### Data
□ □ □
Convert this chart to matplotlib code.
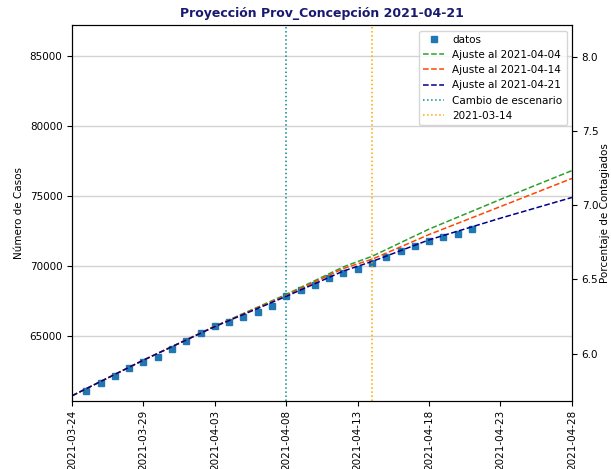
□ □ □
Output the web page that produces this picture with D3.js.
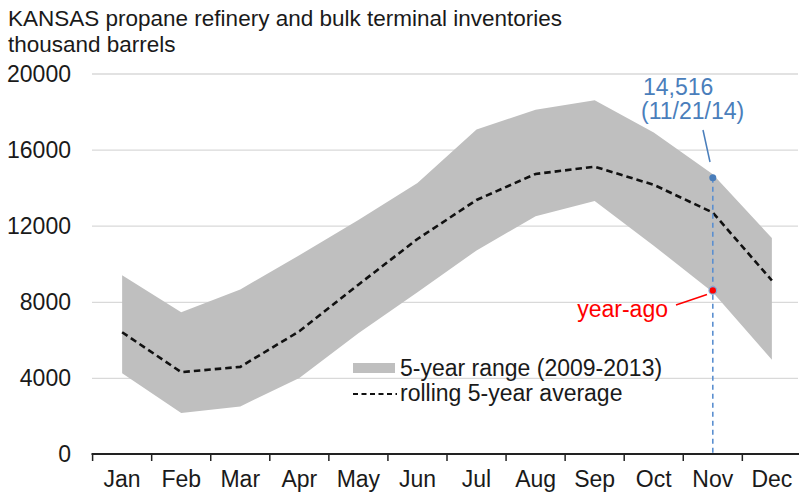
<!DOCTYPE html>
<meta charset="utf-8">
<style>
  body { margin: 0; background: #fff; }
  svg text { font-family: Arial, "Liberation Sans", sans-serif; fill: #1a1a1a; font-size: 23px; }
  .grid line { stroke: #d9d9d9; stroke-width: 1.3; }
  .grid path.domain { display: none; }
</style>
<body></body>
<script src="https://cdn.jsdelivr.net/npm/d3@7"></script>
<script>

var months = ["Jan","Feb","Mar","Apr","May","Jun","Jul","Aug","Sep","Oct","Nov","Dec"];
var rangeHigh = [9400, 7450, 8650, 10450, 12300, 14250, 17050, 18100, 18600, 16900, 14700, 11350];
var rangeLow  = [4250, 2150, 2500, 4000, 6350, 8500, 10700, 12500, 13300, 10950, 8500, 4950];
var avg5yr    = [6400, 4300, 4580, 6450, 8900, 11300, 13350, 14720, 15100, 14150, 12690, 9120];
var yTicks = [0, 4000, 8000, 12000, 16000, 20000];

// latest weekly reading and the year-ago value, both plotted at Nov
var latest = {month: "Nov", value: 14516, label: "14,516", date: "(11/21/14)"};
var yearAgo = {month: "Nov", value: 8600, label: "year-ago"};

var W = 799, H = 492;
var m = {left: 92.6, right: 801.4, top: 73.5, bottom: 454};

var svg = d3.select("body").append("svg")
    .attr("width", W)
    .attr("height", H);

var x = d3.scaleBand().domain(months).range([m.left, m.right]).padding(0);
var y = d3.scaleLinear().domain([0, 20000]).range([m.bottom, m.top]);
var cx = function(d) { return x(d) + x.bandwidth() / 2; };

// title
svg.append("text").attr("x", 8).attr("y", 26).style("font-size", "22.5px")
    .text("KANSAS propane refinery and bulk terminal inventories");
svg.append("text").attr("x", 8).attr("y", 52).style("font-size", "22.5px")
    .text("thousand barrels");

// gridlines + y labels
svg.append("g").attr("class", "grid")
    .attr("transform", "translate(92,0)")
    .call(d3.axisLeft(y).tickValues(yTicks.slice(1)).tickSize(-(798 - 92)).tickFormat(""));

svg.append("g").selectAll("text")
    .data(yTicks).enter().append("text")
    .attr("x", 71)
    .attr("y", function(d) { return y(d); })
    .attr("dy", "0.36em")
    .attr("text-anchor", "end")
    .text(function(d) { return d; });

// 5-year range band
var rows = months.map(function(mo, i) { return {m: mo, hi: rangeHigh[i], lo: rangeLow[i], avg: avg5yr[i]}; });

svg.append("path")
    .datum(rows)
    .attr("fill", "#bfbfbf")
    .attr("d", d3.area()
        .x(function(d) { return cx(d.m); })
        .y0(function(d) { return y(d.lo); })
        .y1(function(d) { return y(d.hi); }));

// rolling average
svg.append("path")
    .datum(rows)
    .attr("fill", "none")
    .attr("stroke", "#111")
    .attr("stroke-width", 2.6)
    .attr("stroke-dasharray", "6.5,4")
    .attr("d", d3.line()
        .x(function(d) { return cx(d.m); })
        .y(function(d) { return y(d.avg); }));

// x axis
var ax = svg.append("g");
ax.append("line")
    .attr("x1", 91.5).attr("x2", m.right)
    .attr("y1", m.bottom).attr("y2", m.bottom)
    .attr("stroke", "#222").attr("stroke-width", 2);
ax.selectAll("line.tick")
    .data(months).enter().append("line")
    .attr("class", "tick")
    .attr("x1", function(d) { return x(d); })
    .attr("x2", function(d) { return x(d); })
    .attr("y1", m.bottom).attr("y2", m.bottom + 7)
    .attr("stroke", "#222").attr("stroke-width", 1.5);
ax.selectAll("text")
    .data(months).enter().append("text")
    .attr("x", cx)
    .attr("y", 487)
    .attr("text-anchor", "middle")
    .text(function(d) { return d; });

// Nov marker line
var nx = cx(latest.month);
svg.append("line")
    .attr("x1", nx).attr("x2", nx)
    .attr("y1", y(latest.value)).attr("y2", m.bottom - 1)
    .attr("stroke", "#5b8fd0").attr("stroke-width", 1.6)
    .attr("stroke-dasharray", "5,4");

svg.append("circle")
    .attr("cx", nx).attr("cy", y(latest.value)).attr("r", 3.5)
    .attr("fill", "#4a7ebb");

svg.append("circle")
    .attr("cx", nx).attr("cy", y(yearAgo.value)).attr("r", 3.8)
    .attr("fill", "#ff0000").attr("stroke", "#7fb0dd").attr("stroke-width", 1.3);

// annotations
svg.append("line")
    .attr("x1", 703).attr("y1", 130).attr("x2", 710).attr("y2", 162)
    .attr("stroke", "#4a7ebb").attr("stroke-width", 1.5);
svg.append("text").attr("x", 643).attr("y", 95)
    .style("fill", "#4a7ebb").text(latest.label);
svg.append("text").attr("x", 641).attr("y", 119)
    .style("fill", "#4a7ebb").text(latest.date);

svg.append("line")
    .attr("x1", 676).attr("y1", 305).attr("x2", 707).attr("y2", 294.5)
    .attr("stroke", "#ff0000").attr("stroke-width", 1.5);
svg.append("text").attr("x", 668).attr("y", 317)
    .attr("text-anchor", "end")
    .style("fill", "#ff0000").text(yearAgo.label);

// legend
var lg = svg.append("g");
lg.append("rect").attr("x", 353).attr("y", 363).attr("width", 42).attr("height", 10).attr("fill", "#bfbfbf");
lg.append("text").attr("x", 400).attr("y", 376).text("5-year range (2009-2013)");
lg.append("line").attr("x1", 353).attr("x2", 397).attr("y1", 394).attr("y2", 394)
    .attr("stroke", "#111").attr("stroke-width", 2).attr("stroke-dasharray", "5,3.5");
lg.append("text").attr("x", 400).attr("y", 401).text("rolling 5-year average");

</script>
□ □ □
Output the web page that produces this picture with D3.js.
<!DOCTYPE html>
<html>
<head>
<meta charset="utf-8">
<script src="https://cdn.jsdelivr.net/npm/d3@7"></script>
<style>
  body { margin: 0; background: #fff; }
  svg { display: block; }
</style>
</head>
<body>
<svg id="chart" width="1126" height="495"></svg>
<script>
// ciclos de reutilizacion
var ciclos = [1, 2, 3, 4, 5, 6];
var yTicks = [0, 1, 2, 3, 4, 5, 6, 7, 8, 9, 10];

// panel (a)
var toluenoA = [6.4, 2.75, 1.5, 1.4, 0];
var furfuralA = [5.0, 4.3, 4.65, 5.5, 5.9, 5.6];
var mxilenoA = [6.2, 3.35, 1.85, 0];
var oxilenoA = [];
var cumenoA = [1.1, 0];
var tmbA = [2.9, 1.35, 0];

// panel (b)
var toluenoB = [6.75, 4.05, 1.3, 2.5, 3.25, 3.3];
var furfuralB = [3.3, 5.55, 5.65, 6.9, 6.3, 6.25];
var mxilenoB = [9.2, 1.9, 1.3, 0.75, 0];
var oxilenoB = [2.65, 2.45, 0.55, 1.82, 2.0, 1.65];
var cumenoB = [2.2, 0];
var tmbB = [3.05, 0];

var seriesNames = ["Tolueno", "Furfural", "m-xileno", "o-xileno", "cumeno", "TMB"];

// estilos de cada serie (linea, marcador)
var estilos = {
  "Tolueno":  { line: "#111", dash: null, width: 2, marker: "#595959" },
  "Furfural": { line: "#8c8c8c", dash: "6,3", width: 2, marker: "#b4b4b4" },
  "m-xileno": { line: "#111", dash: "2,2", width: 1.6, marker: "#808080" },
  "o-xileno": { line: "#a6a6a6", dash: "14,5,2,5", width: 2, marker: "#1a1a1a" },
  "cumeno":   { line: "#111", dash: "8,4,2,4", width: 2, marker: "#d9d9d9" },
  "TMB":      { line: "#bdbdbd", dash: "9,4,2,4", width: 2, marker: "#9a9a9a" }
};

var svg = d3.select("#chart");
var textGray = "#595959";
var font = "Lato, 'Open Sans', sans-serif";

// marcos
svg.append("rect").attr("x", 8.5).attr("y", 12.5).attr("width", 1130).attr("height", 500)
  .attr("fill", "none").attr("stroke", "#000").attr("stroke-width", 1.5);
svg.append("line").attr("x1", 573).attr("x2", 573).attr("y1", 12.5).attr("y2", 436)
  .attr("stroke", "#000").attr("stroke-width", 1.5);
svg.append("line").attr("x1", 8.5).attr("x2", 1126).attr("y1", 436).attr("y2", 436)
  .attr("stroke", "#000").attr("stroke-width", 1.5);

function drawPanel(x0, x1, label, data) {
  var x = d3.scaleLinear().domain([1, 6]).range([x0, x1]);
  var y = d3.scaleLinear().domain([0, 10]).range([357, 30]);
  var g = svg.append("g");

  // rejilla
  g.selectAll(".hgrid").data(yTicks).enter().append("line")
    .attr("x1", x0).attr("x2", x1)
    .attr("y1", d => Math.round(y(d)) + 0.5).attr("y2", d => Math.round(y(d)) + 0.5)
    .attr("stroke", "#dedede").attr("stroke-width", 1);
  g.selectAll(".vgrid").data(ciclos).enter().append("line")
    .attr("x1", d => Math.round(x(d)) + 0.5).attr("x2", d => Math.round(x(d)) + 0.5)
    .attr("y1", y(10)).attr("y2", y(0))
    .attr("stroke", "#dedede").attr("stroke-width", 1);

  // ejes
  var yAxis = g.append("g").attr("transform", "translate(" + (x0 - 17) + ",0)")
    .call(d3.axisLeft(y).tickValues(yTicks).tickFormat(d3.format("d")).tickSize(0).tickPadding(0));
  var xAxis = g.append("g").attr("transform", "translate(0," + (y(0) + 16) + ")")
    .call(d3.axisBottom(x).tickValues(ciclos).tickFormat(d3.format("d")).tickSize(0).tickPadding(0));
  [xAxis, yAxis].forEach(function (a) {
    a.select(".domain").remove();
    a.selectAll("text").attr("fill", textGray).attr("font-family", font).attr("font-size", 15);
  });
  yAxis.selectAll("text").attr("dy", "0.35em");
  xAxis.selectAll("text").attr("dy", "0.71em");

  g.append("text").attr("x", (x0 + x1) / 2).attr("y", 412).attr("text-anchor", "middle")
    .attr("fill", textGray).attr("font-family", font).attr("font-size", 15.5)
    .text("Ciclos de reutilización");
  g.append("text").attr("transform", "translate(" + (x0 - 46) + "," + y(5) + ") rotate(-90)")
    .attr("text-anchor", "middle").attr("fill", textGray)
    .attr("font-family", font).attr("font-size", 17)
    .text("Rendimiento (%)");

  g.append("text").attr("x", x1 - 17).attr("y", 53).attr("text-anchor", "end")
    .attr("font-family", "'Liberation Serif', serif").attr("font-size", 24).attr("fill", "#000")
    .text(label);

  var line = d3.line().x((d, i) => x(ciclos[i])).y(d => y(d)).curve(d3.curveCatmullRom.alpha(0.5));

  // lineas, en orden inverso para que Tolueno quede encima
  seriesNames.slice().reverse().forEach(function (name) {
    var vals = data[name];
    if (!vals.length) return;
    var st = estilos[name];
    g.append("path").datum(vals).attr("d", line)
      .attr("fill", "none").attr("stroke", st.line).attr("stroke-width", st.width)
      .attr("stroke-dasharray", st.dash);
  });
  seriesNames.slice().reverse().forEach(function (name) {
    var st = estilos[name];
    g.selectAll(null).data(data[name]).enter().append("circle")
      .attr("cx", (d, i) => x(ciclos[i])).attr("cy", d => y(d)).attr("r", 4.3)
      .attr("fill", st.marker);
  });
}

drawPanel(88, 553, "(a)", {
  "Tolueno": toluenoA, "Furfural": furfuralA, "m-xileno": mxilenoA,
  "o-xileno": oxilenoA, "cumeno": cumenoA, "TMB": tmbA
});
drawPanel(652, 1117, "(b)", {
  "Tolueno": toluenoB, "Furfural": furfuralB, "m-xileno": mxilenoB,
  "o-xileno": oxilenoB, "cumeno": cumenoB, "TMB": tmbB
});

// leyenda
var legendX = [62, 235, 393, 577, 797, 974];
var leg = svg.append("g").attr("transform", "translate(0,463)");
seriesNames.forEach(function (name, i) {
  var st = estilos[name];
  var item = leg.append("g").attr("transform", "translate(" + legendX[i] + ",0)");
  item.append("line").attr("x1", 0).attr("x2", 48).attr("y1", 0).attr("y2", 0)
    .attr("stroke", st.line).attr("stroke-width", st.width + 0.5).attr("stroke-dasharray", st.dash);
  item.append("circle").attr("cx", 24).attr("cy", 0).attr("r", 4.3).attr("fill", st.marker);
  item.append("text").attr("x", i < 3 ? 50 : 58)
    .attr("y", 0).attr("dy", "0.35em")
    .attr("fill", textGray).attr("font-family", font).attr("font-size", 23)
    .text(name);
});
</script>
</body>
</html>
□ □ □
Pick out the lines above that hold the string "chart" and show them.

### Solution to the exercise
Convert this chart to matplotlib code.
<svg id="chart" width="1126" height="495"></svg>
var svg = d3.select("#chart");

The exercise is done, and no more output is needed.